**Task goal**: Provide a single number: the count of lines containing the string "chart".

## BEGIN Source material

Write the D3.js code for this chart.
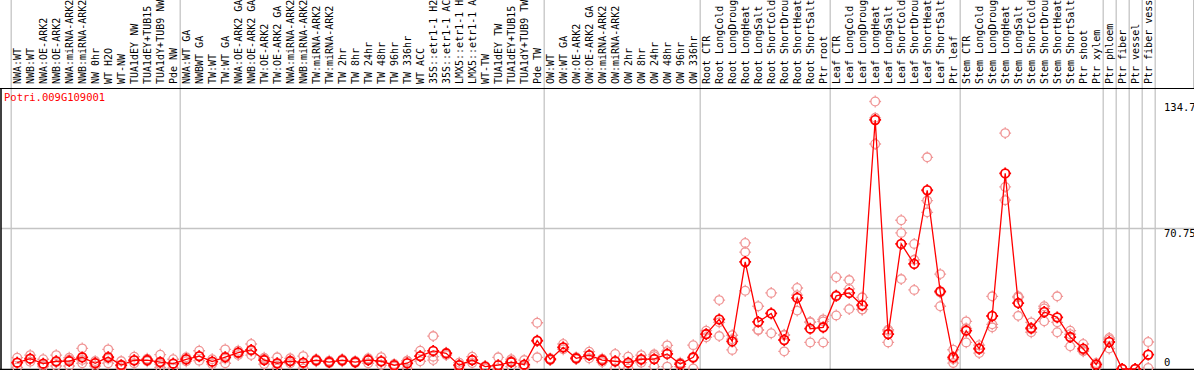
<!DOCTYPE html>
<html>
<head>
<meta charset="utf-8">
<script src="https://cdn.jsdelivr.net/npm/d3@7"></script>
<style>
  body { margin: 0; background: #fff; }
  text { font-family: "DejaVu Sans Mono", monospace; }
</style>
</head>
<body>
<div id="chart"></div>
<script>
// sample labels, in column order
var labels = [
  "NWA:WT", "NWB:WT", "NWA:OE-ARK2", "NWB:OE-ARK2", "NWA:miRNA-ARK2", "NWB:miRNA-ARK2",
  "NW 0hr", "WT H2O", "WT-NW", "TUA1dEY NW", "TUA1dEY+TUB15 NW", "TUA1dY+TUB9 NW", "Pde NW",
  "NWA:WT GA", "NWBWT GA", "TW:WT", "TW:WT GA", "NWA:OE-ARK2 GA", "NWB:OE-ARK2 GA",
  "TW:OE-ARK2", "TW:OE-ARK2 GA", "NWA:miRNA-ARK2 GA", "NWB:miRNA-ARK2 GA", "TW:miRNA-ARK2",
  "TW:miRNA-ARK2 GA", "TW 2hr", "TW 8hr", "TW 24hr", "TW 48hr", "TW 96hr", "TW 336hr",
  "WT ACC", "35S::etr1-1 H2O", "35S::etr1-1 ACC", "LMX5::etr1-1 H2O", "LMX5::etr1-1 ACC",
  "WT-TW", "TUA1dEY TW", "TUA1dEY+TUB15 TW", "TUA1dY+TUB9 TW", "Pde TW",
  "OW:WT", "OW:WT GA", "OW:OE-ARK2", "OW:OE-ARK2 GA", "OW:miRNA-ARK2", "OW:miRNA-ARK2 GA",
  "OW 2hr", "OW 8hr", "OW 24hr", "OW 48hr", "OW 96hr", "OW 336hr",
  "Root CTR", "Root LongCold", "Root LongDrought", "Root LongHeat", "Root LongSalt",
  "Root ShortCold", "Root ShortDrought", "Root ShortHeat", "Root ShortSalt", "Ptr root",
  "Leaf CTR", "Leaf LongCold", "Leaf LongDrought", "Leaf LongHeat", "Leaf LongSalt",
  "Leaf ShortCold", "Leaf ShortDrought", "Leaf ShortHeat", "Leaf ShortSalt", "Ptr leaf",
  "Stem CTR", "Stem LongCold", "Stem LongDrought", "Stem LongHeat", "Stem LongSalt",
  "Stem ShortCold", "Stem ShortDrought", "Stem ShortHeat", "Stem ShortSalt", "Ptr shoot",
  "Ptr xylem", "Ptr phloem", "Ptr fiber", "Ptr vessel", "Ptr fiber vessel"
];

// number of samples in each experiment block
var groupSizes = [13, 28, 12, 10, 10, 11, 1, 1, 1, 1];

// mean expression per sample
var means = [
  3.2, 5.2, 2.7, 3.9, 4.0, 5.9, 2.9, 6.0, 2.0, 4.4, 4.5, 3.5, 2.7,
  4.9, 6.5, 3.7, 6.0, 8.2, 9.6, 4.5, 2.9, 4.0, 3.2, 4.4, 3.5, 4.4, 3.5, 4.5, 3.9, 1.9,
  2.9, 6.5, 9.1, 7.9, 1.9, 4.5, 1.2, 1.9, 3.5, 2.2, 14.3,
  4.9, 10.9, 5.4, 7.0, 4.5, 3.9, 3.2, 4.9, 5.0, 7.6, 2.5, 5.9,
  17.6, 25.0, 13.9, 53.9, 23.7, 28.0, 14.6, 35.8, 20.3, 21.0,
  36.8, 38.3, 32.1, 125.4, 17.6, 63.0, 52.9, 90.0, 39.1, 5.9,
  19.3, 10.2, 26.7, 98.5, 33.2, 20.6, 28.7, 26.0, 16.1, 10.2, 2.2,
  13.6, 0, 0, 7.2
];

// individual replicates per sample
var reps = [
  [5.7, 3.2, 0.8], [7.0, 5.0, 3.7], [4.9, 2.0, 1.2], [7.0, 3.5, 1.5], [5.7, 4.8, 1.5],
  [10.4, 4.5, 2.9], [4.0, 3.2, 1.5], [9.9, 5.2, 2.9], [4.0, 1.5, 0.4], [6.2, 4.2, 2.9],
  [5.2, 4.5, 3.9], [7.2, 2.5, 0.8], [4.9, 2.8, 0.4],
  [5.9, 4.9, 3.9], [9.2, 6.2, 4.2], [4.9, 3.7, 2.5], [9.9, 5.2, 2.9], [9.2, 8.4, 7.0],
  [12.6, 9.2, 7.0], [5.7, 5.2, 2.5], [5.9, 2.5, 0.3], [5.4, 4.0, 2.9], [6.5, 2.8, 0.3],
  [4.9, 4.4, 3.9], [4.2, 3.5, 2.9], [4.9, 4.4, 3.9], [4.0, 3.5, 3.0], [5.4, 5.0, 2.9],
  [6.0, 3.7, 2.0], [2.5, 2.0, 1.2], [4.2, 4.0, 0.3], [9.2, 6.5, 3.9], [16.6, 6.2, 4.5],
  [8.2, 7.9, 7.0], [3.2, 2.0, 0.3], [6.2, 4.5, 3.0], [1.5, 1.2, 0.3], [5.9, 0.3, 0],
  [4.9, 4.0, 1.2], [4.5, 1.5, 0.8], [23.3, 14.0, 5.9],
  [5.4, 4.9, 4.5], [12.6, 10.9, 9.9], [5.9, 5.4, 5.0], [8.7, 7.0, 5.4], [5.2, 4.5, 3.5],
  [7.6, 3.8, 0.3], [6.2, 3.0, 0.3], [7.0, 4.5, 3.2], [7.4, 6.5, 1.2], [11.9, 9.0, 1.2],
  [3.2, 2.5, 1.2], [12.0, 5.5, 0.3],
  [19.3, 17.5, 16.0], [34.7, 23.5, 16.6], [17.0, 15.0, 9.6], [63.5, 58.9, 39.4],
  [31.6, 19.8, 19.5], [38.3, 28.0, 18.0], [17.3, 17.0, 8.9], [40.8, 37.2, 29.4],
  [23.7, 23.5, 13.4], [25.0, 24.0, 13.4],
  [46.2, 37.2, 27.0], [44.8, 40.3, 30.2], [36.1, 30.0, 29.9], [134.7, 126.5, 113.3],
  [19.8, 19.2, 13.4], [74.9, 68.5, 45.3], [63.0, 55.0, 39.8], [106.6, 84.8, 78.9],
  [47.8, 38.5, 31.6], [9.7, 5.0, 3.0],
  [24.0, 20.5, 13.4], [12.0, 10.5, 8.0], [36.6, 22.5, 21.0], [118.8, 91.7, 85.0],
  [36.6, 36.0, 26.8], [23.5, 20.0, 18.5], [31.6, 30.5, 24.0], [36.6, 23.5, 18.5],
  [19.3, 17.5, 11.4], [12.6, 9.2, 8.9], [3.0, 2.5, 1.0],
  [15.6, 14.9, 10.3], [0, 0, 0], [0, 0, 0], [13.6, 0.5]
];

var geneName = "Potri.009G109001";
var yTicks = ["134.7", "70.75", "0"];

var width = 1194, height = 370;
var headerH = 88;

var svg = d3.select("#chart").append("svg")
  .attr("width", width)
  .attr("height", height)
  .style("display", "block");

var x = d3.scaleBand()
  .domain(d3.range(labels.length))
  .range([10.7, 1154.7]);

var y = d3.scaleLinear()
  .domain([0, 141.5])
  .range([369, headerH]);

// group separators
var bounds = [0];
groupSizes.forEach(function (s) { bounds.push(bounds[bounds.length - 1] + s); });

svg.append("g")
  .selectAll("line")
  .data(bounds)
  .join("line")
  .attr("x1", function (d) { return d < labels.length ? x(d) + 0.5 : x(labels.length - 1) + x.bandwidth() + 0.5; })
  .attr("x2", function (d) { return d < labels.length ? x(d) + 0.5 : x(labels.length - 1) + x.bandwidth() + 0.5; })
  .attr("y1", 0)
  .attr("y2", height)
  .attr("stroke", "#c4c4c4")
  .attr("stroke-width", 1.3);

// right edge of header
svg.append("line")
  .attr("x1", 1193.5).attr("x2", 1193.5)
  .attr("y1", 0).attr("y2", headerH)
  .attr("stroke", "#c4c4c4");

// midline grid
svg.append("line")
  .attr("x1", 1).attr("x2", width)
  .attr("y1", y(70.75)).attr("y2", y(70.75))
  .attr("stroke", "#c4c4c4")
  .attr("stroke-width", 1.3);

// frame
svg.append("line")
  .attr("x1", 0).attr("x2", width)
  .attr("y1", headerH + 0.5).attr("y2", headerH + 0.5)
  .attr("stroke", "#000");
svg.append("line")
  .attr("x1", 1).attr("x2", 1)
  .attr("y1", headerH).attr("y2", height)
  .attr("stroke", "#000")
  .attr("stroke-width", 1.5);
svg.append("line")
  .attr("x1", 0).attr("x2", width)
  .attr("y1", 369.5).attr("y2", 369.5)
  .attr("stroke", "#000")
  .attr("stroke-width", 1.5);

// rotated sample labels
svg.append("g")
  .selectAll("text")
  .data(labels)
  .join("text")
  .attr("transform", function (d, i) {
    return "translate(" + (x(i) + x.bandwidth() / 2) + ",84) rotate(-90)";
  })
  .attr("dy", "0.36em")
  .attr("font-size", "10px")
  .attr("fill", "#000")
  .text(function (d) { return d; });

// gene name
svg.append("text")
  .attr("x", 4)
  .attr("y", 101)
  .attr("font-size", "10.5px")
  .attr("fill", "#ff0000")
  .text(geneName);

// y labels
svg.append("text").attr("x", 1164).attr("y", y(134.7) + 9)
  .attr("font-size", "10.5px").text(yTicks[0]);
svg.append("text").attr("x", 1164).attr("y", y(70.75) + 8.5)
  .attr("font-size", "10.5px").text(yTicks[1]);
svg.append("text").attr("x", 1164).attr("y", 366)
  .attr("font-size", "10.5px").text(yTicks[2]);

function marker(r) {
  var t = 1.6;
  return "M" + (-r) + ",0A" + r + "," + r + " 0 1,0 " + r + ",0A" + r + "," + r + " 0 1,0 " + (-r) + ",0" +
    "M0," + (-r) + "V" + (-r - t) + "M0," + r + "V" + (r + t) +
    "M" + (-r) + ",0H" + (-r - t) + "M" + r + ",0H" + (r + t);
}

var cx = function (i) { return x(i) + x.bandwidth() / 2; };

// replicates
var repPts = [];
reps.forEach(function (arr, i) {
  arr.forEach(function (v) { repPts.push({ i: i, v: v }); });
});

svg.append("g")
  .selectAll("path")
  .data(repPts)
  .join("path")
  .attr("transform", function (d) { return "translate(" + cx(d.i) + "," + y(d.v) + ")"; })
  .attr("d", marker(4.3))
  .attr("fill", "none")
  .attr("stroke", "#f09595")
  .attr("stroke-width", 1.3);

// mean line
var line = d3.line()
  .x(function (d, i) { return cx(i); })
  .y(function (d) { return y(d); });

svg.append("path")
  .datum(means)
  .attr("d", line)
  .attr("fill", "none")
  .attr("stroke", "#ff0000")
  .attr("stroke-width", 1.3);

svg.append("g")
  .selectAll("path")
  .data(means)
  .join("path")
  .attr("transform", function (d, i) { return "translate(" + cx(i) + "," + y(d) + ")"; })
  .attr("d", marker(4.3))
  .attr("fill", "none")
  .attr("stroke", "#ff0000")
  .attr("stroke-width", 1.8);
</script>
</body>
</html>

## END Source material

**Exercise answer**: 3